- **Short task**:
Return the lines exactly as they stand, from the first of the material through the line containing "marker_x = [0.35, 0.65]".

════════════════

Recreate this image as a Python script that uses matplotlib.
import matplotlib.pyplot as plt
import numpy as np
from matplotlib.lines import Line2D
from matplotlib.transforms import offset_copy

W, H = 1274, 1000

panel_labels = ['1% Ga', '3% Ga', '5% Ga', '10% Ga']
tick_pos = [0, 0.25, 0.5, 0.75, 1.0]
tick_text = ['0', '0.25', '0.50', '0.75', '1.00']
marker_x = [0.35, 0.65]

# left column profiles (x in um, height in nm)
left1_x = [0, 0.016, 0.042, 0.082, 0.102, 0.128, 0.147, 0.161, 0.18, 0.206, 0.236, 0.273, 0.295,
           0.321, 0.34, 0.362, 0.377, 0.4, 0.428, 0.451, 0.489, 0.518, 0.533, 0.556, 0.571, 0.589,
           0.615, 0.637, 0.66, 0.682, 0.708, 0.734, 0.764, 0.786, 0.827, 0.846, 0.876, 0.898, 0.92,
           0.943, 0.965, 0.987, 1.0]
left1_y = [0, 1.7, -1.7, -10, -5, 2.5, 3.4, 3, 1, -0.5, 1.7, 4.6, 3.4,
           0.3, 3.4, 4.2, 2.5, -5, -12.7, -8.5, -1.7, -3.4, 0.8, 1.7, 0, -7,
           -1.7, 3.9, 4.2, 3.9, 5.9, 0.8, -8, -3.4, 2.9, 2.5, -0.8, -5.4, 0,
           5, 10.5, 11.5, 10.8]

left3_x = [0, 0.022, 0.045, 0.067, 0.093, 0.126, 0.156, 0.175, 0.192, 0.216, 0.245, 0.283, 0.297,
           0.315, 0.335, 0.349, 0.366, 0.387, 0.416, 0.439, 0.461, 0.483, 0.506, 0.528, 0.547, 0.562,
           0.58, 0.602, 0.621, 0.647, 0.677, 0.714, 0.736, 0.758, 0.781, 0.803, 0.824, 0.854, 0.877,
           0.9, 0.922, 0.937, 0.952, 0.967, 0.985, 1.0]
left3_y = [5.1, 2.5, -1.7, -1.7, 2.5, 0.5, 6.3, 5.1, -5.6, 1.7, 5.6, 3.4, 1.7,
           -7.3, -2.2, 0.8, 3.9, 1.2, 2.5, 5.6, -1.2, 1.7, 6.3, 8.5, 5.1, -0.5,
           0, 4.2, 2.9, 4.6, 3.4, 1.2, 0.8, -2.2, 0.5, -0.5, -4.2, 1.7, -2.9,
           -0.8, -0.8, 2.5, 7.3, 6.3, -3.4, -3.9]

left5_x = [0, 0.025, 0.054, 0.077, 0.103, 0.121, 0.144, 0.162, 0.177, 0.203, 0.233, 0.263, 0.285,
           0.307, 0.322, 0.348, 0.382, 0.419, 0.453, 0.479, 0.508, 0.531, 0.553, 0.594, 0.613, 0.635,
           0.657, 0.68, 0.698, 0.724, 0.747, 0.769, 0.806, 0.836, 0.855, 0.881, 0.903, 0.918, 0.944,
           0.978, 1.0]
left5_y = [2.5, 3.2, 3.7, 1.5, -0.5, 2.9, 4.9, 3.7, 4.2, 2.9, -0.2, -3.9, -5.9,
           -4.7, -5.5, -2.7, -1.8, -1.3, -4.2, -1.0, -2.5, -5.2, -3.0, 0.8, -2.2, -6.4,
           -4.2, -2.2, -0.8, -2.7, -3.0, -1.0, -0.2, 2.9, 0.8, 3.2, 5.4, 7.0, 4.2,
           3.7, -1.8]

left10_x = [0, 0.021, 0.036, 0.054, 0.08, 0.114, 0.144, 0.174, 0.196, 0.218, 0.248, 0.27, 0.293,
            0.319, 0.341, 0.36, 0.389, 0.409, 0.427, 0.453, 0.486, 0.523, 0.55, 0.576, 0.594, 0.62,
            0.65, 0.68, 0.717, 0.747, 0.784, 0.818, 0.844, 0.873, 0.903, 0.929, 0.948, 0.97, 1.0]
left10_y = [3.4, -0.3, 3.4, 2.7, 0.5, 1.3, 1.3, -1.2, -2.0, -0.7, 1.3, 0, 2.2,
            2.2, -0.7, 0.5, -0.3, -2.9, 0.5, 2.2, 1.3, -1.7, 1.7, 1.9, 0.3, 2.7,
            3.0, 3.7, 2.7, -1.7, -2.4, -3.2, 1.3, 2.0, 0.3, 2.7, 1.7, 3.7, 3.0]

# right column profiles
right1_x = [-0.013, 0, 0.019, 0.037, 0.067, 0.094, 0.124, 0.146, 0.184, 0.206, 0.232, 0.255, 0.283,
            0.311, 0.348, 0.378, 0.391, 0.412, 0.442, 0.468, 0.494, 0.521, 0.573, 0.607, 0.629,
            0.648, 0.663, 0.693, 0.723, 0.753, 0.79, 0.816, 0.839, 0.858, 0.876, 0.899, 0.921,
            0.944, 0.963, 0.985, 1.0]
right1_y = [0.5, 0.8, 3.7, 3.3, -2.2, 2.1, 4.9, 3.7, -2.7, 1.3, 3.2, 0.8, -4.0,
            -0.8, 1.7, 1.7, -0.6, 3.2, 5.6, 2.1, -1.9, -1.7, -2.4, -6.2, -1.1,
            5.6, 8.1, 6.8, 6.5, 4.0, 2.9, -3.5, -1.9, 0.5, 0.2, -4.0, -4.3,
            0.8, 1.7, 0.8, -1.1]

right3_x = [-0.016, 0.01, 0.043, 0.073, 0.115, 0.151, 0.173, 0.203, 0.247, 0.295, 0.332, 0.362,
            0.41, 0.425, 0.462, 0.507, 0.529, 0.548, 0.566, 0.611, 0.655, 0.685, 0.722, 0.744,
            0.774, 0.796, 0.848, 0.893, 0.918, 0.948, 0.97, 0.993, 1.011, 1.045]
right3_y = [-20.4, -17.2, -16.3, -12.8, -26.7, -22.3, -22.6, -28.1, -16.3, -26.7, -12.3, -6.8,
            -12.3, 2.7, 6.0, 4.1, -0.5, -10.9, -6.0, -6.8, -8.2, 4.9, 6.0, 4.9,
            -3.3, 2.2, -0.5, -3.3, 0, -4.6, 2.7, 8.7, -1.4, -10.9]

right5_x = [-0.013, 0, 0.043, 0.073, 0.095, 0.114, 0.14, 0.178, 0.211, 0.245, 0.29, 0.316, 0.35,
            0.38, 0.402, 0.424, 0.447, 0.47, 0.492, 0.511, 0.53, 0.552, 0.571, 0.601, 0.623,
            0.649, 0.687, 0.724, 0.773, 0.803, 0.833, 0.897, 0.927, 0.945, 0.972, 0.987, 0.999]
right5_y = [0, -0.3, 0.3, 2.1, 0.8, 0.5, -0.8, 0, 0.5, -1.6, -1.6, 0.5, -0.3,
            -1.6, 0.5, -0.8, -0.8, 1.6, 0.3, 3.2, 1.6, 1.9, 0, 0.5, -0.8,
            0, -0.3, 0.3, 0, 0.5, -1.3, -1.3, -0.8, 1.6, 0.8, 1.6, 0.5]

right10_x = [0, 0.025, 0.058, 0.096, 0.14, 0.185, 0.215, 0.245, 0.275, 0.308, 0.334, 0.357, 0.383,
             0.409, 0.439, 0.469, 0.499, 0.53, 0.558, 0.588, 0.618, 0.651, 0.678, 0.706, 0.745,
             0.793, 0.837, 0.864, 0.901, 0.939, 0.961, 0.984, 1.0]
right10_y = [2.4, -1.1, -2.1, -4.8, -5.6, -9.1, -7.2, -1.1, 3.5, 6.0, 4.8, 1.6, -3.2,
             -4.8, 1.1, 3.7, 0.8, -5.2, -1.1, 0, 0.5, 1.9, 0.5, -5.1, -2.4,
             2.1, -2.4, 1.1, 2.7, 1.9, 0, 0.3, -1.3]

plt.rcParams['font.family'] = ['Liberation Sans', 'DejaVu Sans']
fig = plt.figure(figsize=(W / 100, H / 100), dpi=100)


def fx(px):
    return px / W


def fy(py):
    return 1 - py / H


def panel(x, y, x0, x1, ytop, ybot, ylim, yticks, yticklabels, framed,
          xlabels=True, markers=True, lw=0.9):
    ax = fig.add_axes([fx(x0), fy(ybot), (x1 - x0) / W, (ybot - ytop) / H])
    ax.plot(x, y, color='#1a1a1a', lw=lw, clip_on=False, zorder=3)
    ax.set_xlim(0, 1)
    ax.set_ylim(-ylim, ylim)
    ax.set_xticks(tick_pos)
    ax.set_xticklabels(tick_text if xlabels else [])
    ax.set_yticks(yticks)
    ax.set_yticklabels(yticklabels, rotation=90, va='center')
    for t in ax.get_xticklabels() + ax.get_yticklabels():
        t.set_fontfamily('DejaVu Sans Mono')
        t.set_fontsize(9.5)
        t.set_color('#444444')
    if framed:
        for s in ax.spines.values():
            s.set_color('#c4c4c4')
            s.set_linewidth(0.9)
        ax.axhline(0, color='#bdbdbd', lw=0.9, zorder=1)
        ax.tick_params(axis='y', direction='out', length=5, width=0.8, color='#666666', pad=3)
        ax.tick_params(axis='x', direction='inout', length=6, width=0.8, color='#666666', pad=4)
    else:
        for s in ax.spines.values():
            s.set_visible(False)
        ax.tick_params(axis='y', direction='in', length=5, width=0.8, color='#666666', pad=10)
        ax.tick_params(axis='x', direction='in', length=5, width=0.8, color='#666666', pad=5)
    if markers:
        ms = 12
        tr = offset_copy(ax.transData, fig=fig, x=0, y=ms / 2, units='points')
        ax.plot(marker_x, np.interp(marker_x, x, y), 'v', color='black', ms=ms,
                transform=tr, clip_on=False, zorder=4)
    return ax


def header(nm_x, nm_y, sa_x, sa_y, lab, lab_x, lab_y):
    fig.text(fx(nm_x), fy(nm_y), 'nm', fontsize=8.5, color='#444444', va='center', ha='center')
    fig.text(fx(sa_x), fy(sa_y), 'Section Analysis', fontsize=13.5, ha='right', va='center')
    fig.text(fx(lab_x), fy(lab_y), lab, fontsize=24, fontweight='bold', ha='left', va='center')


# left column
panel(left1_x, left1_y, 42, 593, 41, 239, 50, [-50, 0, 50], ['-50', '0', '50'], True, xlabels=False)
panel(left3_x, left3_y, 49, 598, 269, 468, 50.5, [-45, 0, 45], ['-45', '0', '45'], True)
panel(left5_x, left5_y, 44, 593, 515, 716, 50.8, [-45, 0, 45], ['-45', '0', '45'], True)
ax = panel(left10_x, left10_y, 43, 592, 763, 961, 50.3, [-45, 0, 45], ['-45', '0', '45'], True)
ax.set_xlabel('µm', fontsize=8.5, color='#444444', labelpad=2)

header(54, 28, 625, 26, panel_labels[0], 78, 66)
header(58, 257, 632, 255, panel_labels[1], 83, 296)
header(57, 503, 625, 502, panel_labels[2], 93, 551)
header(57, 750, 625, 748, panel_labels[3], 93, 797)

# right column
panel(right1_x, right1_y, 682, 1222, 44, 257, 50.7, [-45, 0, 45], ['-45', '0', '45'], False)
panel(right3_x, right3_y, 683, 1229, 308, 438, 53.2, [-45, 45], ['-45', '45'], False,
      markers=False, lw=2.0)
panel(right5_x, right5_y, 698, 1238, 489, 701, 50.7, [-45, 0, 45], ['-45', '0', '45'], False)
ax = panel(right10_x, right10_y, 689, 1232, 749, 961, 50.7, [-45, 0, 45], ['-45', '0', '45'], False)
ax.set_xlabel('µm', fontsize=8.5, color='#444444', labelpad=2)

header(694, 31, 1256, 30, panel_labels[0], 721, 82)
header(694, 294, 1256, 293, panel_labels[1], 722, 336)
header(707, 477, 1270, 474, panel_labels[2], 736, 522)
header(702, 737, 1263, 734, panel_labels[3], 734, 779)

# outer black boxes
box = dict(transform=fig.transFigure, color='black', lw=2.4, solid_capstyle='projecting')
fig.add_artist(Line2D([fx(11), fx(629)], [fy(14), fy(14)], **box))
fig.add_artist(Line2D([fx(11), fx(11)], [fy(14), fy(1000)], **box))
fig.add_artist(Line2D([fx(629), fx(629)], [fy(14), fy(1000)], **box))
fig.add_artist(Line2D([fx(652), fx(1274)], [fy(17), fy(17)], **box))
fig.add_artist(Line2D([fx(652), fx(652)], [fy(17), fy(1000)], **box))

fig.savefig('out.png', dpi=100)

════════════════

- **Answer for this exercise**:
Recreate this image as a Python script that uses matplotlib.
import matplotlib.pyplot as plt
import numpy as np
from matplotlib.lines import Line2D
from matplotlib.transforms import offset_copy

W, H = 1274, 1000

panel_labels = ['1% Ga', '3% Ga', '5% Ga', '10% Ga']
tick_pos = [0, 0.25, 0.5, 0.75, 1.0]
tick_text = ['0', '0.25', '0.50', '0.75', '1.00']
marker_x = [0.35, 0.65]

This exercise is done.